- TASK TO COMPLETE: Give back the entire listing verbatim.

■ ■ ■ ■ ■ ■ ■

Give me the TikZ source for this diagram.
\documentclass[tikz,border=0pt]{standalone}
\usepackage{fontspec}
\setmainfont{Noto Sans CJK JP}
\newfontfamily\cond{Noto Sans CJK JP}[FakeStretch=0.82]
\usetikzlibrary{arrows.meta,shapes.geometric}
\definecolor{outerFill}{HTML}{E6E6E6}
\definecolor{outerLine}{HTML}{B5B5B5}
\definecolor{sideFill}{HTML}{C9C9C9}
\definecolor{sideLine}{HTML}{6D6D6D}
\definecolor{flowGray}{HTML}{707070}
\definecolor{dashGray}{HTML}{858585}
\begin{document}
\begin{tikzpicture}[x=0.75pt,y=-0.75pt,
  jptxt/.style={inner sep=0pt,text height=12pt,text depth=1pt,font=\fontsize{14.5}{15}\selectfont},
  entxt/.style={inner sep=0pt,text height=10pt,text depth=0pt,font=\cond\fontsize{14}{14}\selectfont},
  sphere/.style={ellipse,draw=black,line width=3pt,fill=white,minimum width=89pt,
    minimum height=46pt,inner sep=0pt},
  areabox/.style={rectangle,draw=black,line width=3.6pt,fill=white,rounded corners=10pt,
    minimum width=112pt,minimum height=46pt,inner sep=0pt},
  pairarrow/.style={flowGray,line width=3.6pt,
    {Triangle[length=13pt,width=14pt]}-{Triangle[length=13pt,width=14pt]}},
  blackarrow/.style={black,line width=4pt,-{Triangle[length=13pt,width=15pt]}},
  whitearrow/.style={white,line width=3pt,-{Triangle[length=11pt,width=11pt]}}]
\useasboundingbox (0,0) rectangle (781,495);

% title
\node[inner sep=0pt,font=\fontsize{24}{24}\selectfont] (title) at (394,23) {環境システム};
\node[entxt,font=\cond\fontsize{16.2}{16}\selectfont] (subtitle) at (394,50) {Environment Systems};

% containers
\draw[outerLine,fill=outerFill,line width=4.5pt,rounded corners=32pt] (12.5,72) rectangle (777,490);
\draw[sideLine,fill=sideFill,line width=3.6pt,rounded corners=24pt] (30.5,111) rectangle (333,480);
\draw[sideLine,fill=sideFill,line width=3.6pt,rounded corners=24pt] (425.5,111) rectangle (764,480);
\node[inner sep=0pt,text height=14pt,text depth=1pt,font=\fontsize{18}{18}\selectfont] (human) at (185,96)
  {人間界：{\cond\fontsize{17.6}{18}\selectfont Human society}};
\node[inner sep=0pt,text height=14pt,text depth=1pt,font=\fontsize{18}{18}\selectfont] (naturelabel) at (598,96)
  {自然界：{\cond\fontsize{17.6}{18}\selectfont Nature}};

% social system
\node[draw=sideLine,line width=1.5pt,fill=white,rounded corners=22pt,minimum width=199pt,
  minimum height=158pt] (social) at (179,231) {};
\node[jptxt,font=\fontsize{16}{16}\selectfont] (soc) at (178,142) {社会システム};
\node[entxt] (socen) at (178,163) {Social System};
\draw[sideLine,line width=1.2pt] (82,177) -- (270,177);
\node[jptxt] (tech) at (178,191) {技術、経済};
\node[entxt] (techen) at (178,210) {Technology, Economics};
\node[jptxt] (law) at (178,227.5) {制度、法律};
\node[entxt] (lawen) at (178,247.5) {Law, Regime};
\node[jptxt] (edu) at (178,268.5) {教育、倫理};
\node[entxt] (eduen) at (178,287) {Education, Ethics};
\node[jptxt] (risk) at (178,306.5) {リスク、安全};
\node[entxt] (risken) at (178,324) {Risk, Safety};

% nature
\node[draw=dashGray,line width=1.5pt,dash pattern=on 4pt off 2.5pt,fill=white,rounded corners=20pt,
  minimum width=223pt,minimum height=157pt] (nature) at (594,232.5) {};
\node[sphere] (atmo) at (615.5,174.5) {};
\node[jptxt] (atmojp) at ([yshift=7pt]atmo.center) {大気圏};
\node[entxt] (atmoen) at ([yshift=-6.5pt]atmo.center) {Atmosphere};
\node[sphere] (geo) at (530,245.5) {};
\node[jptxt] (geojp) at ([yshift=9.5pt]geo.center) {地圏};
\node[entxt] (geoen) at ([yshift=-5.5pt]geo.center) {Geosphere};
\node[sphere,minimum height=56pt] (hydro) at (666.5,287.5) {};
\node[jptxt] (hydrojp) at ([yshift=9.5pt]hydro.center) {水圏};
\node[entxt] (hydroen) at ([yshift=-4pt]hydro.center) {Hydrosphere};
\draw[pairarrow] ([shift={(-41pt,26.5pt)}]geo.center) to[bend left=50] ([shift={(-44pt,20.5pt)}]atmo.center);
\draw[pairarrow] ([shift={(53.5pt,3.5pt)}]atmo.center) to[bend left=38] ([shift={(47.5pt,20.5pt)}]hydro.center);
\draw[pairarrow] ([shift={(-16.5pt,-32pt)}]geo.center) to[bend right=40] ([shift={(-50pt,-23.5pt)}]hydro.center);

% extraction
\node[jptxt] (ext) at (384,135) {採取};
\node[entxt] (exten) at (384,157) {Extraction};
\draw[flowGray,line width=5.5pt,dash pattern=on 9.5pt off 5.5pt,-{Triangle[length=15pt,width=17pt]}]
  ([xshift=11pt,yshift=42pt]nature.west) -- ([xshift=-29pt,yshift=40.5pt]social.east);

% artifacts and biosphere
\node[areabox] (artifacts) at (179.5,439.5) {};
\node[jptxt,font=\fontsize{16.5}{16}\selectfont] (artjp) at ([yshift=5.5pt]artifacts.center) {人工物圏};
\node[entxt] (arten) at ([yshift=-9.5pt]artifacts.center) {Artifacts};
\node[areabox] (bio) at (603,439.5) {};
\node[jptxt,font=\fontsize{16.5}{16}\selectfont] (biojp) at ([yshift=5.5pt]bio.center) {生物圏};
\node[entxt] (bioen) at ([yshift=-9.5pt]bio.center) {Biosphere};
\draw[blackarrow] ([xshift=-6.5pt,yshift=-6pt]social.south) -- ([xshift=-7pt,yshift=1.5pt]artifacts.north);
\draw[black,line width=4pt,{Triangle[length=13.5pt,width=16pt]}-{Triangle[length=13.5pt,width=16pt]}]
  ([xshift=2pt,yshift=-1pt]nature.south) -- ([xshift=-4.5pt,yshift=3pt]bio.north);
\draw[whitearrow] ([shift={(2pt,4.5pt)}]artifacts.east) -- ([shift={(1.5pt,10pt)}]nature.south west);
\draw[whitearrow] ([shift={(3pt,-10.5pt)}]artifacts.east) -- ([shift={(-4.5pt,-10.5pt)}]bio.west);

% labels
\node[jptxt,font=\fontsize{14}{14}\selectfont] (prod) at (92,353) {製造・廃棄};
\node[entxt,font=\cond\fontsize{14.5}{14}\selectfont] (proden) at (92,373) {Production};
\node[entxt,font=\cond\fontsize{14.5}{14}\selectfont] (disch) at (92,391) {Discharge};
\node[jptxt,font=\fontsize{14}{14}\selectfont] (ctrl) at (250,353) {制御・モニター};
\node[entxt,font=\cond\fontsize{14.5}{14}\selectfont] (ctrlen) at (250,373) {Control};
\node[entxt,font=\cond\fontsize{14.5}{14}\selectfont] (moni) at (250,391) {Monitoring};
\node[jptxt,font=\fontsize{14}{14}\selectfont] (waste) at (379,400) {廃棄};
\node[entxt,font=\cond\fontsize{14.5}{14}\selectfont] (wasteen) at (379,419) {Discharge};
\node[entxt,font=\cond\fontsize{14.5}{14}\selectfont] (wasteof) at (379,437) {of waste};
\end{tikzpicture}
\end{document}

■ ■ ■ ■ ■ ■ ■

- THE COMPLETED TASK:
Give me the TikZ source for this diagram.
\documentclass[tikz,border=0pt]{standalone}
\usepackage{fontspec}
\setmainfont{Noto Sans CJK JP}
\newfontfamily\cond{Noto Sans CJK JP}[FakeStretch=0.82]
\usetikzlibrary{arrows.meta,shapes.geometric}
\definecolor{outerFill}{HTML}{E6E6E6}
\definecolor{outerLine}{HTML}{B5B5B5}
\definecolor{sideFill}{HTML}{C9C9C9}
\definecolor{sideLine}{HTML}{6D6D6D}
\definecolor{flowGray}{HTML}{707070}
\definecolor{dashGray}{HTML}{858585}
\begin{document}
\begin{tikzpicture}[x=0.75pt,y=-0.75pt,
  jptxt/.style={inner sep=0pt,text height=12pt,text depth=1pt,font=\fontsize{14.5}{15}\selectfont},
  entxt/.style={inner sep=0pt,text height=10pt,text depth=0pt,font=\cond\fontsize{14}{14}\selectfont},
  sphere/.style={ellipse,draw=black,line width=3pt,fill=white,minimum width=89pt,
    minimum height=46pt,inner sep=0pt},
  areabox/.style={rectangle,draw=black,line width=3.6pt,fill=white,rounded corners=10pt,
    minimum width=112pt,minimum height=46pt,inner sep=0pt},
  pairarrow/.style={flowGray,line width=3.6pt,
    {Triangle[length=13pt,width=14pt]}-{Triangle[length=13pt,width=14pt]}},
  blackarrow/.style={black,line width=4pt,-{Triangle[length=13pt,width=15pt]}},
  whitearrow/.style={white,line width=3pt,-{Triangle[length=11pt,width=11pt]}}]
\useasboundingbox (0,0) rectangle (781,495);

% title
\node[inner sep=0pt,font=\fontsize{24}{24}\selectfont] (title) at (394,23) {環境システム};
\node[entxt,font=\cond\fontsize{16.2}{16}\selectfont] (subtitle) at (394,50) {Environment Systems};

% containers
\draw[outerLine,fill=outerFill,line width=4.5pt,rounded corners=32pt] (12.5,72) rectangle (777,490);
\draw[sideLine,fill=sideFill,line width=3.6pt,rounded corners=24pt] (30.5,111) rectangle (333,480);
\draw[sideLine,fill=sideFill,line width=3.6pt,rounded corners=24pt] (425.5,111) rectangle (764,480);
\node[inner sep=0pt,text height=14pt,text depth=1pt,font=\fontsize{18}{18}\selectfont] (human) at (185,96)
  {人間界：{\cond\fontsize{17.6}{18}\selectfont Human society}};
\node[inner sep=0pt,text height=14pt,text depth=1pt,font=\fontsize{18}{18}\selectfont] (naturelabel) at (598,96)
  {自然界：{\cond\fontsize{17.6}{18}\selectfont Nature}};

% social system
\node[draw=sideLine,line width=1.5pt,fill=white,rounded corners=22pt,minimum width=199pt,
  minimum height=158pt] (social) at (179,231) {};
\node[jptxt,font=\fontsize{16}{16}\selectfont] (soc) at (178,142) {社会システム};
\node[entxt] (socen) at (178,163) {Social System};
\draw[sideLine,line width=1.2pt] (82,177) -- (270,177);
\node[jptxt] (tech) at (178,191) {技術、経済};
\node[entxt] (techen) at (178,210) {Technology, Economics};
\node[jptxt] (law) at (178,227.5) {制度、法律};
\node[entxt] (lawen) at (178,247.5) {Law, Regime};
\node[jptxt] (edu) at (178,268.5) {教育、倫理};
\node[entxt] (eduen) at (178,287) {Education, Ethics};
\node[jptxt] (risk) at (178,306.5) {リスク、安全};
\node[entxt] (risken) at (178,324) {Risk, Safety};

% nature
\node[draw=dashGray,line width=1.5pt,dash pattern=on 4pt off 2.5pt,fill=white,rounded corners=20pt,
  minimum width=223pt,minimum height=157pt] (nature) at (594,232.5) {};
\node[sphere] (atmo) at (615.5,174.5) {};
\node[jptxt] (atmojp) at ([yshift=7pt]atmo.center) {大気圏};
\node[entxt] (atmoen) at ([yshift=-6.5pt]atmo.center) {Atmosphere};
\node[sphere] (geo) at (530,245.5) {};
\node[jptxt] (geojp) at ([yshift=9.5pt]geo.center) {地圏};
\node[entxt] (geoen) at ([yshift=-5.5pt]geo.center) {Geosphere};
\node[sphere,minimum height=56pt] (hydro) at (666.5,287.5) {};
\node[jptxt] (hydrojp) at ([yshift=9.5pt]hydro.center) {水圏};
\node[entxt] (hydroen) at ([yshift=-4pt]hydro.center) {Hydrosphere};
\draw[pairarrow] ([shift={(-41pt,26.5pt)}]geo.center) to[bend left=50] ([shift={(-44pt,20.5pt)}]atmo.center);
\draw[pairarrow] ([shift={(53.5pt,3.5pt)}]atmo.center) to[bend left=38] ([shift={(47.5pt,20.5pt)}]hydro.center);
\draw[pairarrow] ([shift={(-16.5pt,-32pt)}]geo.center) to[bend right=40] ([shift={(-50pt,-23.5pt)}]hydro.center);

% extraction
\node[jptxt] (ext) at (384,135) {採取};
\node[entxt] (exten) at (384,157) {Extraction};
\draw[flowGray,line width=5.5pt,dash pattern=on 9.5pt off 5.5pt,-{Triangle[length=15pt,width=17pt]}]
  ([xshift=11pt,yshift=42pt]nature.west) -- ([xshift=-29pt,yshift=40.5pt]social.east);

% artifacts and biosphere
\node[areabox] (artifacts) at (179.5,439.5) {};
\node[jptxt,font=\fontsize{16.5}{16}\selectfont] (artjp) at ([yshift=5.5pt]artifacts.center) {人工物圏};
\node[entxt] (arten) at ([yshift=-9.5pt]artifacts.center) {Artifacts};
\node[areabox] (bio) at (603,439.5) {};
\node[jptxt,font=\fontsize{16.5}{16}\selectfont] (biojp) at ([yshift=5.5pt]bio.center) {生物圏};
\node[entxt] (bioen) at ([yshift=-9.5pt]bio.center) {Biosphere};
\draw[blackarrow] ([xshift=-6.5pt,yshift=-6pt]social.south) -- ([xshift=-7pt,yshift=1.5pt]artifacts.north);
\draw[black,line width=4pt,{Triangle[length=13.5pt,width=16pt]}-{Triangle[length=13.5pt,width=16pt]}]
  ([xshift=2pt,yshift=-1pt]nature.south) -- ([xshift=-4.5pt,yshift=3pt]bio.north);
\draw[whitearrow] ([shift={(2pt,4.5pt)}]artifacts.east) -- ([shift={(1.5pt,10pt)}]nature.south west);
\draw[whitearrow] ([shift={(3pt,-10.5pt)}]artifacts.east) -- ([shift={(-4.5pt,-10.5pt)}]bio.west);

% labels
\node[jptxt,font=\fontsize{14}{14}\selectfont] (prod) at (92,353) {製造・廃棄};
\node[entxt,font=\cond\fontsize{14.5}{14}\selectfont] (proden) at (92,373) {Production};
\node[entxt,font=\cond\fontsize{14.5}{14}\selectfont] (disch) at (92,391) {Discharge};
\node[jptxt,font=\fontsize{14}{14}\selectfont] (ctrl) at (250,353) {制御・モニター};
\node[entxt,font=\cond\fontsize{14.5}{14}\selectfont] (ctrlen) at (250,373) {Control};
\node[entxt,font=\cond\fontsize{14.5}{14}\selectfont] (moni) at (250,391) {Monitoring};
\node[jptxt,font=\fontsize{14}{14}\selectfont] (waste) at (379,400) {廃棄};
\node[entxt,font=\cond\fontsize{14.5}{14}\selectfont] (wasteen) at (379,419) {Discharge};
\node[entxt,font=\cond\fontsize{14.5}{14}\selectfont] (wasteof) at (379,437) {of waste};
\end{tikzpicture}
\end{document}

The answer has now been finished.